Подобно тому, как сделки между людьми опосредованы деньгами, все сделки между микробами и их человеческими носителями опосредованы мышьяком. Это связано с тем, что мышьяк является единственным элементом, который абсолютно необходим микробам для выживания, но который они не могут извлечь непосредственно из человеческого мозга, в котором они обитают. Люди-хозяева вознаграждают своих микробов за послушание и предлагают пищу, содержащую мышьяк. Но есть, с другой стороны, и порабощенные микробами люди, в основном наркоманы, жертвующие всем остальным, чтобы получить мышьяк для своих все более прожорливых паразитов.
Таким образом, спекулятивная фантастика Слончевской представляет собой мир, в котором микробы, которые не могут жить без мышьяка, не только существуют, но и играют важную роль. Подобное представление отнюдь не утопично. В ходе изменчивых отношений между людьми и микробами многое зачастую идет не так, и это подробно описано в романе. Тем не менее, здесь есть чему поучиться.

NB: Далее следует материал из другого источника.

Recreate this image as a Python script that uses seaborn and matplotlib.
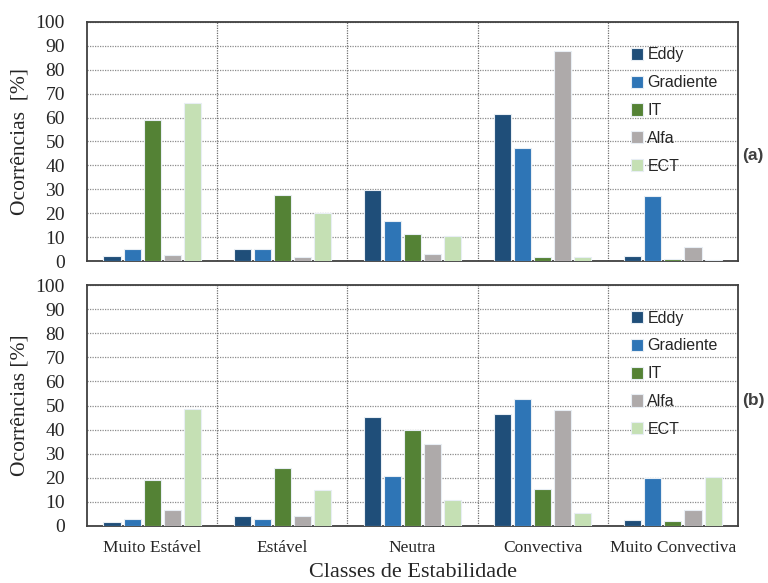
import matplotlib
matplotlib.use("Agg")
import matplotlib.pyplot as plt
import seaborn as sns
import pandas as pd

categories = ["Muito Estável", "Estável", "Neutra", "Convectiva", "Muito Convectiva"]
methods = ["Eddy", "Gradiente", "IT", "Alfa", "ECT"]

# Panel (a)
a_eddy = [2.0, 4.9, 29.8, 61.7, 2.1]
a_gradiente = [4.9, 4.9, 16.6, 47.2, 27.2]
a_it = [58.8, 27.6, 11.1, 1.5, 0.8]
a_alfa = [2.4, 1.5, 2.9, 87.7, 5.7]
a_ect = [66.3, 20.1, 10.3, 1.5, 0.5]

# Panel (b)
b_eddy = [1.5, 4.3, 45.1, 46.5, 2.6]
b_gradiente = [3.0, 3.0, 20.9, 52.8, 19.9]
b_it = [19.2, 24.2, 39.7, 15.5, 2.1]
b_alfa = [6.8, 4.3, 34.0, 48.3, 6.8]
b_ect = [48.4, 15.1, 10.9, 5.3, 20.5]

colors = ["#1F4E79", "#2E75B6", "#548235", "#AEAAAA", "#C5E0B4"]

def to_long(series):
    rows = []
    for m, vals in zip(methods, series):
        for c, v in zip(categories, vals):
            rows.append({"Classe": c, "Metodo": m, "Valor": v})
    return pd.DataFrame(rows)

df_a = to_long([a_eddy, a_gradiente, a_it, a_alfa, a_ect])
df_b = to_long([b_eddy, b_gradiente, b_it, b_alfa, b_ect])

sns.set_style("white")
plt.rcParams["font.family"] = ["Liberation Serif", "DejaVu Serif"]

fig = plt.figure(figsize=(7.68, 5.83), dpi=100)
ax_a = fig.add_axes([0.1133, 0.5523, 0.8477, 0.4100])
ax_b = fig.add_axes([0.1133, 0.0978, 0.8477, 0.4133])

for ax, df, tag, tag_y, ylabel in [(ax_a, df_a, "(a)", 0.443, "Ocorrências  [%]"),
                                   (ax_b, df_b, "(b)", 0.52, "Ocorrências [%]")]:
    sns.barplot(data=df, x="Classe", y="Valor", hue="Metodo", order=categories,
                hue_order=methods, palette=colors, saturation=1, width=0.77, gap=0.15,
                edgecolor="#E8EEF4", linewidth=0.8, ax=ax, zorder=3)
    ax.set_xlim(-0.5, 4.5)
    ax.set_ylim(0, 100)
    ax.set_yticks(range(0, 101, 10))
    ax.yaxis.grid(True, linestyle=(0, (1, 1)), color="#8C8C8C", linewidth=0.9, zorder=0)
    for xv in [0.5, 1.5, 2.5, 3.5]:
        ax.axvline(xv, linestyle=(0, (1, 1)), color="#6E6E6E", linewidth=0.9, zorder=1)
    for s in ax.spines.values():
        s.set_visible(True)
        s.set_color("#404040")
        s.set_linewidth(1.3)
    ax.tick_params(axis="both", length=0)
    ax.tick_params(axis="y", labelsize=14, pad=16)
    ax.set_ylabel(ylabel, fontsize=15.5, labelpad=4)
    ax.set_xlabel("")
    leg = ax.legend(loc="upper left", bbox_to_anchor=(0.825, 0.92), frameon=False,
                    prop={"family": "Liberation Sans", "size": 11.5},
                    handlelength=0.8, handleheight=0.8, handletextpad=0.25,
                    labelspacing=0.8, borderaxespad=0)
    for t in leg.get_texts():
        t.set_color("#262626")
    ax.text(1.006, tag_y, tag, transform=ax.transAxes, fontsize=12.5, fontweight="bold",
            family="Liberation Sans", color="#404040", va="center", ha="left")

ax_a.set_xticklabels([])
ax_b.tick_params(axis="x", labelsize=12.5, pad=10)
ax_b.set_xlabel("Classes de Estabilidade", fontsize=16, labelpad=5)

fig.savefig("out.png", dpi=100)
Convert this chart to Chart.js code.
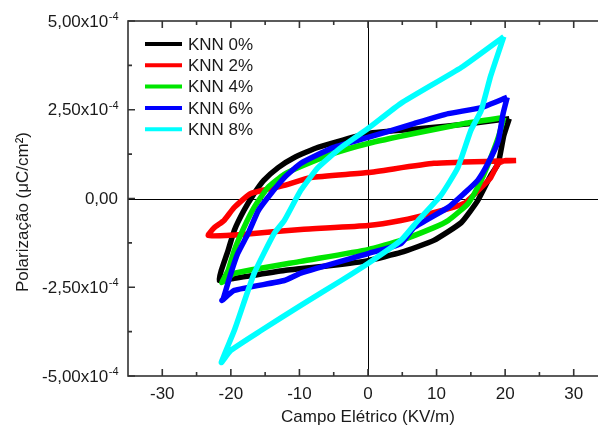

Даже такой опасный яд, как мышьяк, может играть положительную роль в окружающей среде. Каждый биоэнергетический процесс производит свою долю потенциально токсичных отходов. Но отходы одного организма часто служат пищей для другого. И этот общий земной цикл далеко неравновесной передачи энергии в конечном итоге подпитывается Солнцем (а в научной фантастике и другими звездами). В этом смысле даже антропоцен — эпоха антропогенного изменения климата — касается не только нас. Он также включает в себя огромное количество нечеловеческих акторов, как живых, так и неживых, с которыми мы разделяем жизнь на этой планете. И практика спекулятивной экстраполяции в формах как науки, так и искусства по-прежнему имеет решающее значение, если мы хотим договориться о наших отношениях со всеми этими другими акторами, а не втягивать их вместе с нами во «взаимное уничтожение противоборствующих сторон».